As movie-ticket sales continue to decline, theater chains are trying to find new ways to sell the cinema experience. AMC Theatres has been adding reserved seating at locations nationwide, with some screens offering a “prime” option with fancy leather recliners. The Alamo Drafthouse is expanding across the country with a model based on food and drink service, one that other smaller indie theaters are starting to embrace as well. But Regal Cinemas, which belongs to the second-largest theater chain in the country, is going for yet another approach: surge pricing.
Under an “alternative pricing model” the company will pilot in several markets in 2018, Regal will charge more for tickets to movies people want to see, and less for under-attended flops. It’s a dynamic approach that calls to mind the airline industry, live theater, or apps like Uber. The thinking goes—especially in smaller markets where viewers don’t have other multiplex options—that customers will feel compelled to pay more to see a Marvel movie or Star Wars, the kind of experience audiences still flock to the theater for. Essentially, popular films will be held hostage to prop up declining profits.
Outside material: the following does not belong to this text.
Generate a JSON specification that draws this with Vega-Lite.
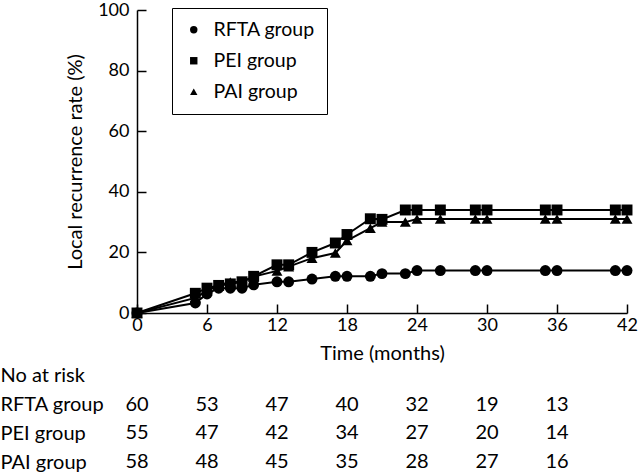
{
  "$schema": "https://vega.github.io/schema/vega-lite/v6.json",
  "padding": {"left": 0, "top": 1, "right": 5, "bottom": 0},
  "spacing": 2,
  "config": {
    "font": "Lato",
    "view": {"stroke": null},
    "axis": {"labelFontSize": 18, "titleFontSize": 20, "titleFontWeight": "normal", "labelColor": "black", "titleColor": "black", "domainColor": "black", "tickColor": "black", "grid": false, "domainWidth": 1.5, "tickWidth": 1.5}
  },
  "vconcat": [
    {
      "width": 490,
      "height": 303,
      "data": {"values": [
        {"group": "RFTA group", "time": 0, "rate": 0},
        {"group": "RFTA group", "time": 5, "rate": 3.3},
        {"group": "RFTA group", "time": 6, "rate": 6.3},
        {"group": "RFTA group", "time": 7, "rate": 8.2},
        {"group": "RFTA group", "time": 8, "rate": 8.2},
        {"group": "RFTA group", "time": 9, "rate": 8.2},
        {"group": "RFTA group", "time": 10, "rate": 9.3},
        {"group": "RFTA group", "time": 12, "rate": 10.3},
        {"group": "RFTA group", "time": 13, "rate": 10.3},
        {"group": "RFTA group", "time": 15, "rate": 11.2},
        {"group": "RFTA group", "time": 17, "rate": 12.1},
        {"group": "RFTA group", "time": 18, "rate": 12.1},
        {"group": "RFTA group", "time": 20, "rate": 12.1},
        {"group": "RFTA group", "time": 21, "rate": 13},
        {"group": "RFTA group", "time": 23, "rate": 13},
        {"group": "RFTA group", "time": 24, "rate": 14},
        {"group": "RFTA group", "time": 26, "rate": 14},
        {"group": "RFTA group", "time": 29, "rate": 14},
        {"group": "RFTA group", "time": 30, "rate": 14},
        {"group": "RFTA group", "time": 35, "rate": 14},
        {"group": "RFTA group", "time": 36, "rate": 14},
        {"group": "RFTA group", "time": 41, "rate": 14},
        {"group": "RFTA group", "time": 42, "rate": 14},
        {"group": "PEI group", "time": 0, "rate": 0},
        {"group": "PEI group", "time": 5, "rate": 6.5},
        {"group": "PEI group", "time": 6, "rate": 8.2},
        {"group": "PEI group", "time": 7, "rate": 9.1},
        {"group": "PEI group", "time": 8, "rate": 9.6},
        {"group": "PEI group", "time": 9, "rate": 10.3},
        {"group": "PEI group", "time": 10, "rate": 12.1},
        {"group": "PEI group", "time": 12, "rate": 15.9},
        {"group": "PEI group", "time": 13, "rate": 15.9},
        {"group": "PEI group", "time": 15, "rate": 20},
        {"group": "PEI group", "time": 17, "rate": 23.1},
        {"group": "PEI group", "time": 18, "rate": 25.9},
        {"group": "PEI group", "time": 20, "rate": 31.1},
        {"group": "PEI group", "time": 21, "rate": 30.9},
        {"group": "PEI group", "time": 23, "rate": 34},
        {"group": "PEI group", "time": 24, "rate": 34},
        {"group": "PEI group", "time": 26, "rate": 34},
        {"group": "PEI group", "time": 29, "rate": 34},
        {"group": "PEI group", "time": 30, "rate": 34},
        {"group": "PEI group", "time": 35, "rate": 34},
        {"group": "PEI group", "time": 36, "rate": 34},
        {"group": "PEI group", "time": 41, "rate": 34},
        {"group": "PEI group", "time": 42, "rate": 34},
        {"group": "PAI group", "time": 0, "rate": 0},
        {"group": "PAI group", "time": 5, "rate": 5},
        {"group": "PAI group", "time": 6, "rate": 7.3},
        {"group": "PAI group", "time": 7, "rate": 9.2},
        {"group": "PAI group", "time": 8, "rate": 10.2},
        {"group": "PAI group", "time": 9, "rate": 10.2},
        {"group": "PAI group", "time": 10, "rate": 12},
        {"group": "PAI group", "time": 12, "rate": 13.9},
        {"group": "PAI group", "time": 13, "rate": 15.3},
        {"group": "PAI group", "time": 15, "rate": 18.1},
        {"group": "PAI group", "time": 17, "rate": 19.8},
        {"group": "PAI group", "time": 18, "rate": 23.9},
        {"group": "PAI group", "time": 20, "rate": 28},
        {"group": "PAI group", "time": 21, "rate": 30},
        {"group": "PAI group", "time": 23, "rate": 30},
        {"group": "PAI group", "time": 24, "rate": 31},
        {"group": "PAI group", "time": 26, "rate": 31},
        {"group": "PAI group", "time": 29, "rate": 31},
        {"group": "PAI group", "time": 30, "rate": 31},
        {"group": "PAI group", "time": 35, "rate": 31},
        {"group": "PAI group", "time": 36, "rate": 31},
        {"group": "PAI group", "time": 41, "rate": 31},
        {"group": "PAI group", "time": 42, "rate": 31}
      ]},
      "encoding": {
        "x": {"field": "time", "type": "quantitative", "scale": {"domain": [0, 42], "nice": false},
              "axis": {"values": [0, 6, 12, 18, 24, 30, 36, 42], "title": "Time (months)", "tickSize": -9, "labelPadding": 12, "titlePadding": 9, "labelFlush": false}},
        "y": {"field": "rate", "type": "quantitative", "scale": {"domain": [0, 100], "nice": false},
              "axis": {"values": [0, 20, 40, 60, 80, 100], "title": "Local recurrence rate (%)", "tickSize": -9, "labelPadding": 17, "titlePadding": 12}}
      },
      "layer": [
        {"mark": {"type": "line", "color": "black", "strokeWidth": 2}, "encoding": {"detail": {"field": "group"}}},
        {"mark": {"type": "point", "filled": true, "color": "black", "opacity": 1, "size": 120},
         "encoding": {"shape": {"field": "group", "type": "nominal",
            "scale": {"domain": ["RFTA group", "PEI group", "PAI group"], "range": ["circle", "square", "triangle-up"]},
            "legend": {"title": null, "orient": "none", "legendX": 35, "legendY": -2, "strokeColor": "black", "padding": 12, "labelFontSize": 19.5, "labelColor": "black", "symbolSize": 55, "rowPadding": 10, "symbolFillColor": "black", "symbolStrokeColor": "black", "labelOffset": 10, "labelLimit": 300}}}}
      ]
    },
    {
      "width": 490,
      "height": 100,
      "data": {"values": [
        {"row": "RFTA group", "time": 0, "n": 60},
        {"row": "RFTA group", "time": 6, "n": 53},
        {"row": "RFTA group", "time": 12, "n": 47},
        {"row": "RFTA group", "time": 18, "n": 40},
        {"row": "RFTA group", "time": 24, "n": 32},
        {"row": "RFTA group", "time": 30, "n": 19},
        {"row": "RFTA group", "time": 36, "n": 13},
        {"row": "PEI group", "time": 0, "n": 55},
        {"row": "PEI group", "time": 6, "n": 47},
        {"row": "PEI group", "time": 12, "n": 42},
        {"row": "PEI group", "time": 18, "n": 34},
        {"row": "PEI group", "time": 24, "n": 27},
        {"row": "PEI group", "time": 30, "n": 20},
        {"row": "PEI group", "time": 36, "n": 14},
        {"row": "PAI group", "time": 0, "n": 58},
        {"row": "PAI group", "time": 6, "n": 48},
        {"row": "PAI group", "time": 12, "n": 45},
        {"row": "PAI group", "time": 18, "n": 35},
        {"row": "PAI group", "time": 24, "n": 28},
        {"row": "PAI group", "time": 30, "n": 27},
        {"row": "PAI group", "time": 36, "n": 16}
      ]},
      "mark": {"type": "text", "fontSize": 20, "color": "black", "align": "center", "baseline": "middle"},
      "encoding": {
        "x": {"field": "time", "type": "quantitative", "scale": {"domain": [0, 42], "nice": false}, "axis": null},
        "y": {"field": "row", "type": "ordinal",
              "scale": {"type": "point", "domain": ["No at risk", "RFTA group", "PEI group", "PAI group"], "padding": 0.24},
              "axis": {"title": null, "domain": false, "ticks": false, "labelAlign": "left", "labelPadding": 137, "labelLimit": 300, "labelFontSize": 20, "labelColor": "black"}},
        "text": {"field": "n", "type": "quantitative"}
      }
    }
  ]
}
“Changes to the historical pricing structure have often been discussed but rarely tested in our industry, and we’re excited to learn even more about how pricing changes impact customer behavior,” said Amy Miles, the CEO of Regal Entertainment, in a statement. “This test could be the first step toward a pricing model that drives incremental revenue in peak periods and incremental attendance in non-peak periods.” Though she did not specify where the tiered pricing would be tested, Miles claimed it would be a “compelling value proposition for consumers.”